Women are marginalized financially by traditional banks when it comes to access to financial services and products - mostly because they lack access to title deeds and ownership of property as well as unrealistic interest rates.
They are less likely to own bank accounts and less likely to be offered loans even though the upkeep of the home and family is usually on their shoulders.
Providing women with access to financial resources will lead to improved quality of life in these countries as they would use the money to send their children to school, take care of their health and provide adequate nutrition.
Also, women are more likely to save money and repay loans than men.
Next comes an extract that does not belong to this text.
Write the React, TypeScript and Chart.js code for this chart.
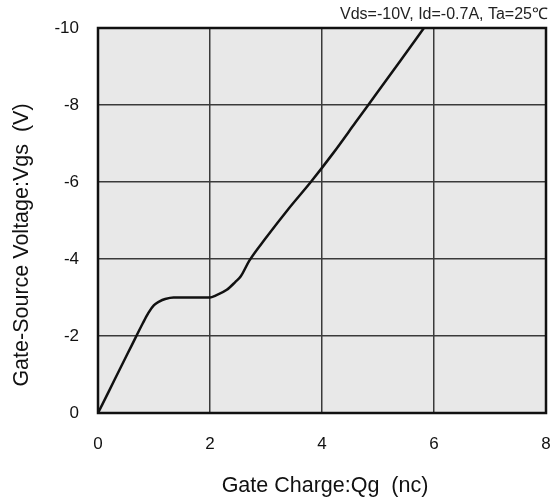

They all sat down virtually to discuss the access women have to digital money, market opportunities, loans, and how the public economic power sector and financial institutions can achieve gender equality objectives and accelerate women’s economic power.
According to the World Bank, more people have access to banks and other financial institutions, “Globally, in 2021, 76 per cent of adults had an account at a bank or regulated institution such as a credit union, microfinance institution, or a mobile money service provider.''
Also, digital financial platforms have increased the chances of people having access to financial services and products in Africa.
According to the World Bank, “In Sub-Saharan Africa in 2021, 55 per cent of adults had an account, including 33 per cent of adults who had a mobile money account—the largest share of any region in the world and more than three times larger than the 10 per cent global average of mobile money account ownership.”
What of women?
However, women are still largely unbanked, and there is no gender equality when it comes to financial inclusion.
The World Bank reports that “Globally, there is a gender gap in financial inclusion. Women are 7 percentage points less likely than men to have a bank account.”
“Even when women have an account, they frequently have difficulty obtaining a loan for their business or other purposes, and are very likely to be underbanked.”
“Women are also more likely to be dissatisfied with banking services worldwide. For women-owned micro-, small-, and medium-sized enterprises in emerging economies alone, there is an estimated US$1.7 trillion finance gap.”
What can be done?
Data is everything. When it comes to increasing women’s access to financial resources, data is important! increasing funding for gender data, improving the availability and quality of gender data, and also using gender data to drive smarter and more equitable policies.
Aimed with this data, the World Bank of developing countries can use this information to create policies and initiatives that can grant women more access to financial services.